What is required
Reproduce, word for word, the span of lines starting at the line holding "Write the HTML code for this interface." and ending at the line holding "const magLimit=-14.25;". Omit every picture.
____________
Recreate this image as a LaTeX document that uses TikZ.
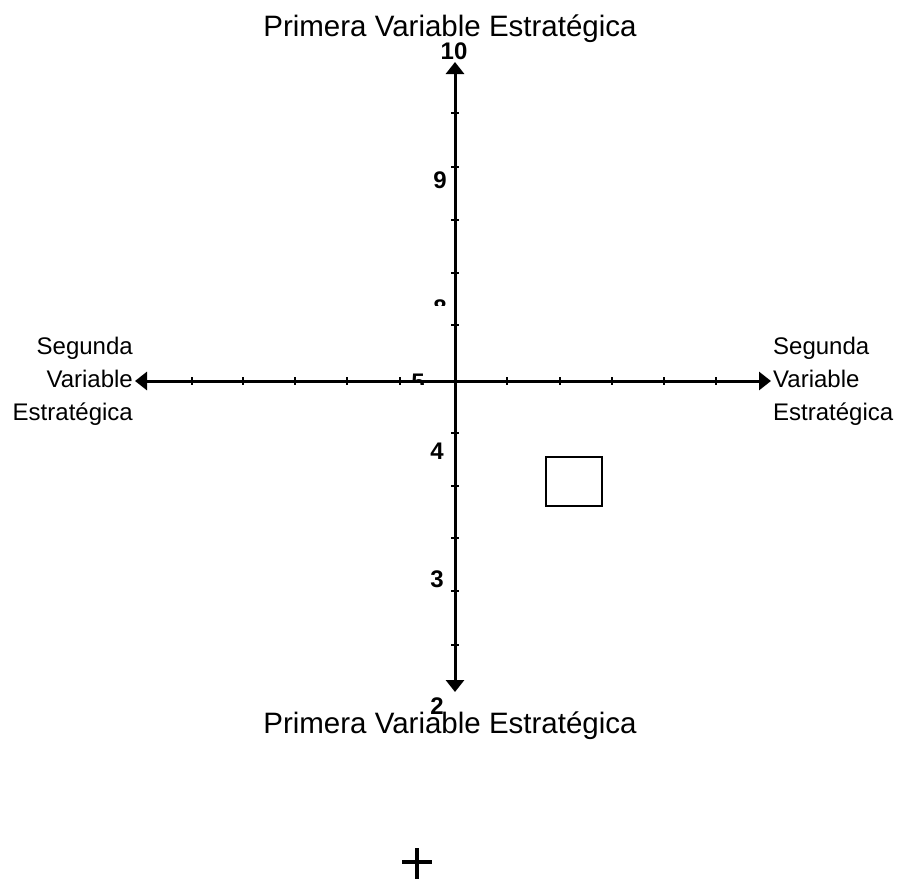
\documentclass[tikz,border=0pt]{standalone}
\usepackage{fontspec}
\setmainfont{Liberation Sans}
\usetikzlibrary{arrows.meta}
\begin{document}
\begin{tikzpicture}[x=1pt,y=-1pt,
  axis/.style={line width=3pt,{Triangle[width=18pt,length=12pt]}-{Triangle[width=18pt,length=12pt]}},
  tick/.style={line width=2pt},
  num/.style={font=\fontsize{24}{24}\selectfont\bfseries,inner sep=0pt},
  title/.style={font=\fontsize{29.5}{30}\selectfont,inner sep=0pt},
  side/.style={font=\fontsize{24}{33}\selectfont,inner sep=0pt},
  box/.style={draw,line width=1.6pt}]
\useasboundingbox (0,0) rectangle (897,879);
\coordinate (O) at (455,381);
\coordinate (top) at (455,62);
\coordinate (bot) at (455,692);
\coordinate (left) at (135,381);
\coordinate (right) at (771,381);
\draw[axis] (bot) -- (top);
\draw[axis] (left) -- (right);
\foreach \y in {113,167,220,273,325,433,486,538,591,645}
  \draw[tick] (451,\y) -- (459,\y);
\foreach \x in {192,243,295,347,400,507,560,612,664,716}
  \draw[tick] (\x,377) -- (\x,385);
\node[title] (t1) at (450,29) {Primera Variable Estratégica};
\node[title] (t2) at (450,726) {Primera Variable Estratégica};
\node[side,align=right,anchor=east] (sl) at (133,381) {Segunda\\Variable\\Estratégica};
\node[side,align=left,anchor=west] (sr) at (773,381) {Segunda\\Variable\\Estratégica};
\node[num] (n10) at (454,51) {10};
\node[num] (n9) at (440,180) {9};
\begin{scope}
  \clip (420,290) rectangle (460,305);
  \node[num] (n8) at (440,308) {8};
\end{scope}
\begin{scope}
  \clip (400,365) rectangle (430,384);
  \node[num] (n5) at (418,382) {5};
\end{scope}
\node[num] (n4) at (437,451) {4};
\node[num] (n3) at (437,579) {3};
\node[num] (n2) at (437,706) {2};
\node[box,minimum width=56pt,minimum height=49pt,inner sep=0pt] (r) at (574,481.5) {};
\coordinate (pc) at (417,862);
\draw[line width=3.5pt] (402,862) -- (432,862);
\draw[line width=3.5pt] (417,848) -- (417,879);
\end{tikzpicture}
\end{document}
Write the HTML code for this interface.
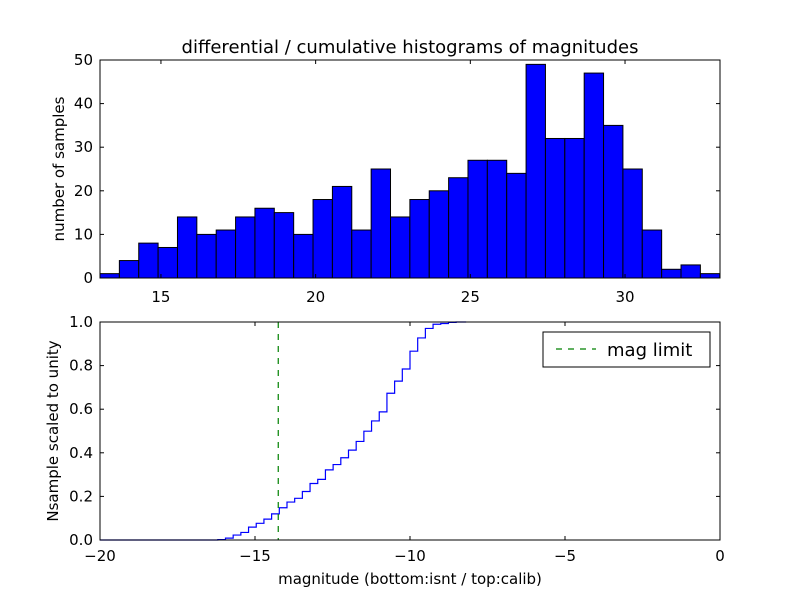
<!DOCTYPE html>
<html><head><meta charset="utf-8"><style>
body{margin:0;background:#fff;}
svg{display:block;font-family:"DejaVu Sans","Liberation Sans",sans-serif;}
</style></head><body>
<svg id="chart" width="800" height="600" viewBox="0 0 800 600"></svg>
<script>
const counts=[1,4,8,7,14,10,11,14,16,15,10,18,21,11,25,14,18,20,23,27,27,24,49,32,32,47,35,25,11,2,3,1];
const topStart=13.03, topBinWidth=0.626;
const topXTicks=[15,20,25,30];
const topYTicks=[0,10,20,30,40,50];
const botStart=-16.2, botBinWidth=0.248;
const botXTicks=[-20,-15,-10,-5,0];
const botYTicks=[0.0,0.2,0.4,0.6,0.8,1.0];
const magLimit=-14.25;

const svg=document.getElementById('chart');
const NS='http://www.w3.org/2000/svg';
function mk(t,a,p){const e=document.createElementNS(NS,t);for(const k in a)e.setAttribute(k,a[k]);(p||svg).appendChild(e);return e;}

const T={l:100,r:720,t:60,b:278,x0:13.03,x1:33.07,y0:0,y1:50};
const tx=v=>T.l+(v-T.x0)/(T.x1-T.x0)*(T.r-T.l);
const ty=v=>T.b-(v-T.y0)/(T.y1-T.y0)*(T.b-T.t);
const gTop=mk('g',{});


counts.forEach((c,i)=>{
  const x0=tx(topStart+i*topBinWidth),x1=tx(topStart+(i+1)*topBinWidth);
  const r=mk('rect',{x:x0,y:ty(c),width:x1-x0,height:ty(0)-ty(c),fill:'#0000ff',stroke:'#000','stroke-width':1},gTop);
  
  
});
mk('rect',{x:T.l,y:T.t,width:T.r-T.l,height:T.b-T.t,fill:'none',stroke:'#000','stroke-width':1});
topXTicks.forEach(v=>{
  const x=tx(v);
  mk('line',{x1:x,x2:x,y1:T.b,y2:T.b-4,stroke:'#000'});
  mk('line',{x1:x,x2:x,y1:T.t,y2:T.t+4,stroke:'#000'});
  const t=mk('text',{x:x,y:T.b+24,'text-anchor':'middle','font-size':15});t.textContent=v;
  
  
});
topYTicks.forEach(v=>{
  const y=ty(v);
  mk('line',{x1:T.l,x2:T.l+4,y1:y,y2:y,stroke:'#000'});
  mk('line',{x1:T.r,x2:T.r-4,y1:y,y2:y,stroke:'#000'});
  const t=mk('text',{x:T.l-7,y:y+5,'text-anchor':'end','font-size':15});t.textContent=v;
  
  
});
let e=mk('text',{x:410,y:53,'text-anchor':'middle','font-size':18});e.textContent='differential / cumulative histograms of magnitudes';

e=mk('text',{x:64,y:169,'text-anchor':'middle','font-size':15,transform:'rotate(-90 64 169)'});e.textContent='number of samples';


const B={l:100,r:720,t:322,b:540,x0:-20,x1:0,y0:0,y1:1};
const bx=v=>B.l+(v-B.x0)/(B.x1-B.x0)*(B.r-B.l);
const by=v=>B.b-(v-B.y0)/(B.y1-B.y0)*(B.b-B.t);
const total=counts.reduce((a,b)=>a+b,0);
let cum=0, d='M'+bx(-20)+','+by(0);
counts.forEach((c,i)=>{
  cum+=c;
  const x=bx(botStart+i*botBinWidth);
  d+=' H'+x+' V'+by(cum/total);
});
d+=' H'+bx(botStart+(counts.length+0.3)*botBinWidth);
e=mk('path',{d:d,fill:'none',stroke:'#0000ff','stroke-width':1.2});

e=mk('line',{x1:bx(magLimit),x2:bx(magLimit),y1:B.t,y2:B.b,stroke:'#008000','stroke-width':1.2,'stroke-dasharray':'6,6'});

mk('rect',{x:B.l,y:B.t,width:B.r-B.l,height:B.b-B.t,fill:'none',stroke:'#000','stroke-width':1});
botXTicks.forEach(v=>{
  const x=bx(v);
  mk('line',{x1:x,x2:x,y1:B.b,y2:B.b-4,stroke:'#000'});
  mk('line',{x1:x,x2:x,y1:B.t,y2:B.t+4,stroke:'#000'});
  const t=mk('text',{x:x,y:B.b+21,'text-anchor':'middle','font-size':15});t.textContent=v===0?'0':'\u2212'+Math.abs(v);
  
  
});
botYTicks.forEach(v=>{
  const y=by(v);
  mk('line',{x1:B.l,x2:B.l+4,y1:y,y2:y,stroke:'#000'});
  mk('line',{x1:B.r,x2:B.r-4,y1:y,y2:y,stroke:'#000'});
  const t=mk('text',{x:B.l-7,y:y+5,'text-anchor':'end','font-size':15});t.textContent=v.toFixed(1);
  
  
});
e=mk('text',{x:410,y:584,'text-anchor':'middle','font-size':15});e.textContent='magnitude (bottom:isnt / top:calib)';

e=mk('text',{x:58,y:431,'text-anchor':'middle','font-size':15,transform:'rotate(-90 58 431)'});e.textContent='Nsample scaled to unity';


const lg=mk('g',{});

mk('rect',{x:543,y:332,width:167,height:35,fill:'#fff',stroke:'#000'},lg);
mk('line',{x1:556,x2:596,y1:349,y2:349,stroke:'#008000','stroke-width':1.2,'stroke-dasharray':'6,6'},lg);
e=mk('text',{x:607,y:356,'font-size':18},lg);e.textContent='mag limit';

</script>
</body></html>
____________
Completed exercise
Write the HTML code for this interface.
<!DOCTYPE html>
<html><head><meta charset="utf-8"><style>
body{margin:0;background:#fff;}
svg{display:block;font-family:"DejaVu Sans","Liberation Sans",sans-serif;}
</style></head><body>
<svg id="chart" width="800" height="600" viewBox="0 0 800 600"></svg>
<script>
const counts=[1,4,8,7,14,10,11,14,16,15,10,18,21,11,25,14,18,20,23,27,27,24,49,32,32,47,35,25,11,2,3,1];
const topStart=13.03, topBinWidth=0.626;
const topXTicks=[15,20,25,30];
const topYTicks=[0,10,20,30,40,50];
const botStart=-16.2, botBinWidth=0.248;
const botXTicks=[-20,-15,-10,-5,0];
const botYTicks=[0.0,0.2,0.4,0.6,0.8,1.0];
const magLimit=-14.25;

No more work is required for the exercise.